Having begun my working career in retail stores and in a restaurant, I’ve had plenty of opportunity to receive training in retail sales and customer service. And in recruitment, it has been my observation that people with that sort of background offer more to their employer. My theory is that people with restaurant experience are more tuned into what their boss’ and coworkers’ needs may be—either through specified training or through dealing with the demands of the job, they have developed more empathy, and this makes them much better candidates as executive assistants, salespeople, group managers, or in any job where it’s important to work with people. I’d like to share some observations I made just last week at a small, trendy restaurant in Shibuya, and demonstrate the importance of well-trained customer service staff.
Having skipped lunch and with some time to spare before meeting up with a friend, I decided to get a late lunch at a café/restaurant I’d been to some months ago.
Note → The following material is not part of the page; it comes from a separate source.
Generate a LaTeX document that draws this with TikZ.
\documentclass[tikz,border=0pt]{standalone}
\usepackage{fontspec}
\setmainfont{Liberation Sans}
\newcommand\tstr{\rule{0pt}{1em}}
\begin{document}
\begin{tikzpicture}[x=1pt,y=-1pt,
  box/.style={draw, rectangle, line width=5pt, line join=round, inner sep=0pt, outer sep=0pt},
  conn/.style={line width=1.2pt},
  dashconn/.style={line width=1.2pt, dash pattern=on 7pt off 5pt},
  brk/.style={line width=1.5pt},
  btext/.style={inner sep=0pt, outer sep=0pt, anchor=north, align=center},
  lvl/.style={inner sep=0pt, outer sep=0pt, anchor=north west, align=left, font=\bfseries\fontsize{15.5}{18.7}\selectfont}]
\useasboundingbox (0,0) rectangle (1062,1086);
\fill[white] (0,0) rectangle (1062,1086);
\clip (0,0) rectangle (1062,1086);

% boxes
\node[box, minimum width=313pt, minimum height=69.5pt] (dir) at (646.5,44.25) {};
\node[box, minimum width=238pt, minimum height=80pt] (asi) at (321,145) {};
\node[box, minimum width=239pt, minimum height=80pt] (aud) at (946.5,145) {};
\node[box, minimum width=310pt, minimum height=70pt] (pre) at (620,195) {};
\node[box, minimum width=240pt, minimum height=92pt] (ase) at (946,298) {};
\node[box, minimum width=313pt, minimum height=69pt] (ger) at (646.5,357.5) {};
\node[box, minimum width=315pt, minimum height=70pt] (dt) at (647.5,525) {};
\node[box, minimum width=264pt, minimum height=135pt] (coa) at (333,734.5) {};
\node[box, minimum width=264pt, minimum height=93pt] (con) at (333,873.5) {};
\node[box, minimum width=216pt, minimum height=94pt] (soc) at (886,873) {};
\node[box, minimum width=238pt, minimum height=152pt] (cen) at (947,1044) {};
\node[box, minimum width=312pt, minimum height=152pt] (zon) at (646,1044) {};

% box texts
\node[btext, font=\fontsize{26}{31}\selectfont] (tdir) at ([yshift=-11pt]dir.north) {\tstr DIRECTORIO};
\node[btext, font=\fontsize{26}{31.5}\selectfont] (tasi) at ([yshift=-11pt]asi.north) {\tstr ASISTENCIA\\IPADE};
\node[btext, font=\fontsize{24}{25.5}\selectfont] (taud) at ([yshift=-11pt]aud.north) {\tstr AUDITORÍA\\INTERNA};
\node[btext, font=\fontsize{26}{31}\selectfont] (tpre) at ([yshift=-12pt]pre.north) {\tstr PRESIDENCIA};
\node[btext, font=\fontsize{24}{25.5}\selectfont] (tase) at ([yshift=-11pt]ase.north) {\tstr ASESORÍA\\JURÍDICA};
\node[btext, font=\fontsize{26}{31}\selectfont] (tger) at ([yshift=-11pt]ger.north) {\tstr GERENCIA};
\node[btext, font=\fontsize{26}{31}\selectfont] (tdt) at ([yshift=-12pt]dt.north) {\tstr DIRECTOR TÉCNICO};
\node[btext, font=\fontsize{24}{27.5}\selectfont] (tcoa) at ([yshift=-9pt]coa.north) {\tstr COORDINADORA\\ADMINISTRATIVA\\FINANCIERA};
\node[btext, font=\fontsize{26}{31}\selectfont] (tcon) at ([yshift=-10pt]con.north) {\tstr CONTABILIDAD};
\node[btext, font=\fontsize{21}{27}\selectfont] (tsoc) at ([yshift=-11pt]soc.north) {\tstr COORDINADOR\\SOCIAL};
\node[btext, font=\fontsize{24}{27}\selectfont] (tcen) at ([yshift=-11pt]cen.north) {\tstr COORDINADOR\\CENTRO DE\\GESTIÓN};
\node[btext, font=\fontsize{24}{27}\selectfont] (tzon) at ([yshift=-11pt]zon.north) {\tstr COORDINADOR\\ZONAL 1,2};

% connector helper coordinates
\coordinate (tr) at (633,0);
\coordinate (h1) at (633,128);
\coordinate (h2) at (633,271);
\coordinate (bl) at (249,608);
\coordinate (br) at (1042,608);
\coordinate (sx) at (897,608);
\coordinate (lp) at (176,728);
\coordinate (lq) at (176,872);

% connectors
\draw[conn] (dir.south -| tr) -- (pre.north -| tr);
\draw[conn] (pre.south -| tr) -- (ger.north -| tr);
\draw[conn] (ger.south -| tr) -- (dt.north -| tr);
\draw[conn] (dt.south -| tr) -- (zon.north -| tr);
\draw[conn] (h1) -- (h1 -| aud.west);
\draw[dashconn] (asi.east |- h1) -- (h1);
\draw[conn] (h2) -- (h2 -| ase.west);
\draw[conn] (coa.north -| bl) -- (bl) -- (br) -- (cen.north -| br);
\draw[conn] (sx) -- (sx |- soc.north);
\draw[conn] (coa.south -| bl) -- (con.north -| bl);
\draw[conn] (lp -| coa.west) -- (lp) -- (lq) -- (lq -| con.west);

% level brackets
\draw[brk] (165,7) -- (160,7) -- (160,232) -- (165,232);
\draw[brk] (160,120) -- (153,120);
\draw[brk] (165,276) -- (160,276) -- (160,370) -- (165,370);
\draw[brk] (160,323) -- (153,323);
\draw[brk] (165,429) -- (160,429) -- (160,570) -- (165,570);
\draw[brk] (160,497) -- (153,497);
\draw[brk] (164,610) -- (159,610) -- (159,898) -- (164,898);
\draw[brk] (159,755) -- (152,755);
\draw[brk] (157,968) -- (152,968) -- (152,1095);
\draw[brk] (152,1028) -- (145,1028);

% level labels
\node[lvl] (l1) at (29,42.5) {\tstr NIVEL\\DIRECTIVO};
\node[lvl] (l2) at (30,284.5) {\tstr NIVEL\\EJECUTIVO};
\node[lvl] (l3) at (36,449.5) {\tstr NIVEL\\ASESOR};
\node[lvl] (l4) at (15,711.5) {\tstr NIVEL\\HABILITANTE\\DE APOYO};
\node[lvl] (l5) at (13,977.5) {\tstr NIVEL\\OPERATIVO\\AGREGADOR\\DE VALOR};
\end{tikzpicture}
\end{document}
Decorated in art deco fashion, with soft jazz music playing, it would be a nice place to relax for an hour. Or so I thought.
I waited a minute for a group of customers to pay their bill and leave the restaurant before I entered. On walking inside, the waiter who greeted me informed me that there were no available tables. That raised a red flag. Surely he must have seen the other customers leaving?
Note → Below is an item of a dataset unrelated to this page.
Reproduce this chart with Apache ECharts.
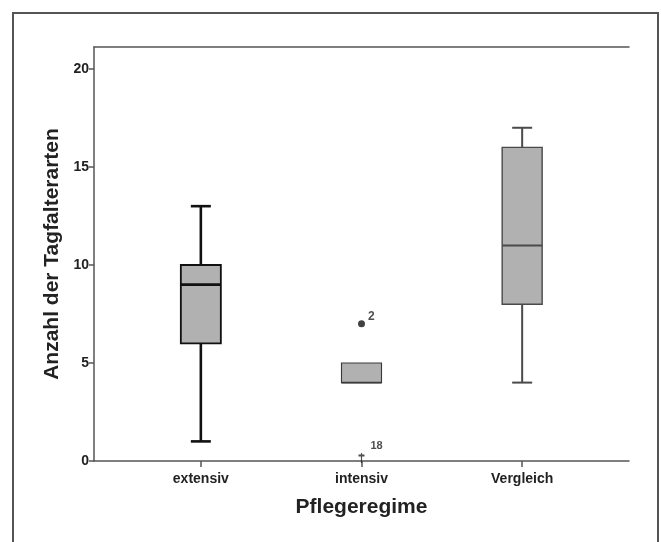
<!DOCTYPE html>
<html>
<head>
<meta charset="utf-8">
<script src="https://cdn.jsdelivr.net/npm/echarts@6/dist/echarts.min.js"></script>
<style>
  html, body { margin: 0; padding: 0; background: #fff; }
  #chart { width: 661px; height: 542px; }
</style>
</head>
<body>
<div id="chart"></div>
<script>
// Boxplot: Anzahl der Tagfalterarten je Pflegeregime
var categories = ['extensiv', 'intensiv', 'Vergleich'];
var mins    = [1, 4, 4];
var q1s     = [6, 4, 8];
var medians = [9, 4, 11];
var q3s     = [10, 5, 16];
var maxs    = [13, 5, 17];
// outliers: [category index, value, case label]
var outlierCat   = [1, 1];
var outlierVal   = [7, 0];
var outlierLabel = ['2', '18'];
var yTicks = [0, 5, 10, 15, 20];

// styles per box
var strokeColors = ['#111', '#3a3a3a', '#4a4a4a'];
var strokeWidths = [2.6, 1.6, 2];

var boxData = categories.map(function (c, i) {
  return [i + 1, mins[i], q1s[i], medians[i], q3s[i], maxs[i]];
});
var dotData = outlierCat.map(function (c, i) {
  return [c + 1, outlierVal[i], outlierLabel[i]];
});

var chart = echarts.init(document.getElementById('chart'));

function renderBox(params, api) {
  var i = params.dataIndex;
  var x = api.value(0);
  var pMin = api.coord([x, api.value(1)]);
  var pQ1 = api.coord([x, api.value(2)]);
  var pMed = api.coord([x, api.value(3)]);
  var pQ3 = api.coord([x, api.value(4)]);
  var pMax = api.coord([x, api.value(5)]);
  var cx = pMed[0];
  var hw = 20, cw = 10;
  var col = strokeColors[i], lw = strokeWidths[i];
  var line = { stroke: col, lineWidth: lw };
  var children = [];
  if (pMin[1] > pQ1[1] + 0.5) {
    children.push({ type: 'line', shape: { x1: cx, y1: pQ1[1], x2: cx, y2: pMin[1] }, style: line });
    children.push({ type: 'line', shape: { x1: cx - cw, y1: pMin[1], x2: cx + cw, y2: pMin[1] }, style: line });
  }
  if (pMax[1] < pQ3[1] - 0.5) {
    children.push({ type: 'line', shape: { x1: cx, y1: pQ3[1], x2: cx, y2: pMax[1] }, style: line });
    children.push({ type: 'line', shape: { x1: cx - cw, y1: pMax[1], x2: cx + cw, y2: pMax[1] }, style: line });
  }
  children.push({
    type: 'rect',
    shape: { x: cx - hw, y: pQ3[1], width: hw * 2, height: pQ1[1] - pQ3[1] },
    style: { fill: '#b1b1b1', stroke: col, lineWidth: lw * 0.7 }
  });
  children.push({ type: 'line', shape: { x1: cx - hw, y1: pMed[1], x2: cx + hw, y2: pMed[1] }, style: line });
  return { type: 'group', children: children };
}

var axisLineStyle = { color: '#555', width: 1.5 };
var fontFam = '"Liberation Sans", Arial, sans-serif';

chart.setOption({
  backgroundColor: '#fff',
  animation: false,
  graphic: [{
    type: 'rect',
    shape: { x: 13, y: 13, width: 645, height: 600 },
    style: { fill: 'none', stroke: '#555', lineWidth: 2 },
    silent: true
  }],
  grid: { left: 94, top: 47, right: 32, bottom: 81 },
  xAxis: [{
    type: 'value',
    min: 0.335,
    max: 3.665,
    axisLine: { show: true, onZero: false, lineStyle: axisLineStyle },
    axisTick: { show: true, length: 6, customValues: [1, 2, 3], lineStyle: axisLineStyle },
    axisLabel: {
      customValues: [1, 2, 3],
      formatter: function (v) { return categories[Math.round(v) - 1] || ''; },
      color: '#222', fontWeight: 'bold', fontSize: 14, fontFamily: fontFam, margin: 11
    },
    splitLine: { show: false },
    name: 'Pflegeregime',
    nameLocation: 'middle',
    nameGap: 36,
    nameTextStyle: { color: '#222', fontWeight: 'bold', fontSize: 21, fontFamily: fontFam }
  }, {
    type: 'value',
    position: 'top',
    min: 0.335,
    max: 3.665,
    axisLine: { show: true, onZero: false, lineStyle: axisLineStyle },
    axisTick: { show: false },
    axisLabel: { show: false },
    splitLine: { show: false }
  }],
  yAxis: {
    type: 'value',
    min: 0,
    max: 21.12,
    interval: 5,
    axisLine: { show: true, lineStyle: axisLineStyle },
    axisTick: { show: true, length: 5, customValues: yTicks, lineStyle: axisLineStyle },
    axisLabel: {
      customValues: yTicks,
      color: '#222', fontWeight: 'bold', fontSize: 14, fontFamily: fontFam, margin: 5
    },
    splitLine: { show: false },
    name: 'Anzahl der Tagfalterarten',
    nameLocation: 'middle',
    nameGap: 30,
    nameTextStyle: { color: '#222', fontWeight: 'bold', fontSize: 21, fontFamily: fontFam }
  },
  series: [{
    type: 'custom',
    renderItem: renderBox,
    encode: { x: 0, y: [1, 2, 3, 4, 5] },
    data: boxData,
    clip: false,
    z: 2
  }, {
    type: 'scatter',
    clip: false,
    data: dotData.map(function (d, i) {
      var isExtreme = i === 1;
      return {
        value: d,
        symbol: isExtreme ? 'path://M4,0L4,12M0,3L8,3' : 'circle',
        symbolSize: isExtreme ? [6, 10] : 7,
        symbolOffset: isExtreme ? [0, -3] : [0, 0],
        itemStyle: isExtreme
          ? { color: 'none', borderColor: '#222', borderWidth: 1.5 }
          : { color: '#111' },
        label: {
          show: true,
          formatter: d[2],
          position: 'right',
          offset: isExtreme ? [-1, -12] : [-2, -7],
          color: '#222',
          fontSize: isExtreme ? 11 : 12,
          fontWeight: 'bold',
          fontFamily: fontFam
        }
      };
    }),
    z: 3
  }]
});
</script>
</body>
</html>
Lesson A: Pay attention to your whole work environment, not just your immediate task. See the big picture.
Knowing that the waiter must not know seating was available, I asked how long I would have to wait for a table. That surprised him: he seemed to expect that I would simply leave to look for a new restaurant. He replied that he didn’t know. This was red flag #2. By simply saying “I don’t know”, he communicated his desire to Not accommodate me, the customer.
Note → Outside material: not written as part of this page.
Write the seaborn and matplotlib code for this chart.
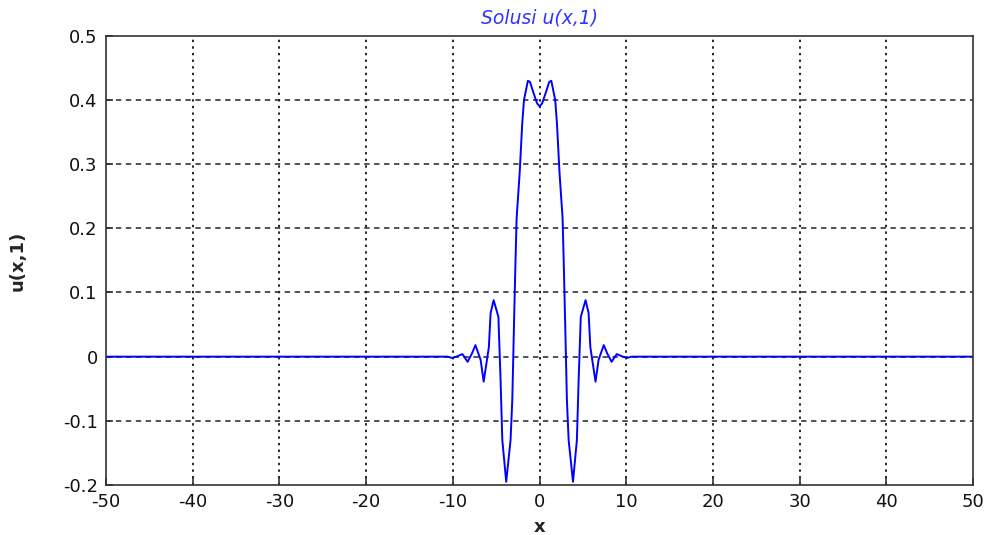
import numpy as np
import pandas as pd
import matplotlib
matplotlib.use("Agg")
import matplotlib.pyplot as plt
import seaborn as sns

# Right half of the curve (x >= 0); curve is mirrored for x < 0
x_right = [0.0, 0.3, 0.8, 1.1, 1.35, 1.8, 2.0, 2.3, 2.65, 2.8, 2.95, 3.15, 3.35, 3.85,
           4.3, 4.5, 4.75, 5.3, 5.65, 5.85, 6.45, 6.8, 7.4, 7.8, 8.3, 8.9, 9.6, 10.1, 10.6, 50.0]
u_right = [0.390, 0.395, 0.415, 0.428, 0.430, 0.400, 0.364, 0.286, 0.216, 0.138, 0.052, -0.068, -0.130, -0.195,
           -0.130, -0.037, 0.062, 0.088, 0.068, 0.015, -0.039, -0.005, 0.018, 0.005, -0.008, 0.004, 0.0, -0.002, 0.0, 0.0]

x_left = [-v for v in x_right[:0:-1]]
u_left = u_right[:0:-1]
x_vals = x_left + x_right
u_vals = u_left + u_right

x_ticks = [-50, -40, -30, -20, -10, 0, 10, 20, 30, 40, 50]
y_ticks = [-0.2, -0.1, 0, 0.1, 0.2, 0.3, 0.4, 0.5]
y_ticklabels = ["-0.2", "-0.1", "0", "0.1", "0.2", "0.3", "0.4", "0.5"]

df = pd.DataFrame({"x": x_vals, "u": u_vals})

sns.set_style("white")
plt.rcParams['font.family'] = ['DejaVu Sans']

fig = plt.figure(figsize=(9.91, 5.35), dpi=100)
ax = fig.add_axes([0.107, 0.0935, 0.875, 0.8395])

sns.lineplot(data=df, x="x", y="u", ax=ax, color="#0000ff", linewidth=1.4, sort=False, estimator=None)

ax.set_xlim(-50, 50)
ax.set_ylim(-0.2, 0.5)
ax.set_xticks(x_ticks)
ax.set_xticklabels([str(t) for t in x_ticks])
ax.set_yticks(y_ticks)
ax.set_yticklabels(y_ticklabels)

for t in x_ticks[1:-1]:
    ax.axvline(t, color="#222222", linestyle=(0, (1.2, 2.2)), linewidth=1.4, zorder=0)
for t in y_ticks[1:-1]:
    ax.axhline(t, color="#222222", linestyle=(0, (3.5, 3)), linewidth=1.1, zorder=0)

for s in ax.spines.values():
    s.set_visible(True)
    s.set_color("#333333")
    s.set_linewidth(1.2)

ax.tick_params(direction="in", length=5, width=1.2, color="#333333",
               labelsize=13, labelcolor="#111111", top=False, right=False,
               bottom=True, left=True, pad=6)

ax.set_xlabel("x", fontsize=13, fontweight="bold", labelpad=5)
ax.set_ylabel("u(x,1)", fontsize=13, fontweight="bold", labelpad=26)
ax.set_title("Solusi u(x,1)", fontsize=13.5, style="italic", color="#3333ff", pad=9)

fig.savefig("out.png", dpi=100, facecolor="white")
Lesson B: Customer service is about finding solutions to customers’ needs. No business can afford to turn customers away before offering possible solutions.
I repeated myself, asking how long I would have to wait. This time the waiter thought to check another section of the restaurant and found that there was indeed a table available. He sat me and left me with the menus and after several minutes I made my decision and waited for the waiter’s attention. He never returned to my table, and though he passed nearby several times he never looked in my direction. After another few minutes I finally managed to wave down a different waiter. This was red flag #3. A waiter’s job is to wait on customers, not to ignore them. A customer should not wait very long and should never have to hunt for a waiter.
Lesson C: Check back with your customers early, and check back often throughout the service period to make sure their needs are being met.
On ordering from the new waiter, I was informed that the items I wanted were not yet available! He explained that the restaurant’s full dinner service began at 5:00 (it was now only 4:40), and so he directed me to the section of the menu where the available items were. Red flag #4. The first waiter would have known this, but why not tell me this when he gave me the menus? All-in-all, he was Very unhelpful.
Lesson D: As a customer service representative, you are providing information to your customer that will help their purchasing decision. This is the very nature of sales, resulting in customer satisfaction and Very importantly: repeat business.
The end result? I looked over the available menu items and decided not to order anything, and instead went to another restaurant. Reviewing the four lessons above, I was A) made to feel unwelcome, B) not made to feel accommodated, C) not being attended to and D) not informed what my available choices were.
If those four conditions were the opposite, I probably would have stayed and enjoyed everything that was available, but in the end, the lack of quality customer service is what lost that restaurant a customer. These lessons apply to every business out there, including yours. I hope you can apply them to your own work-life.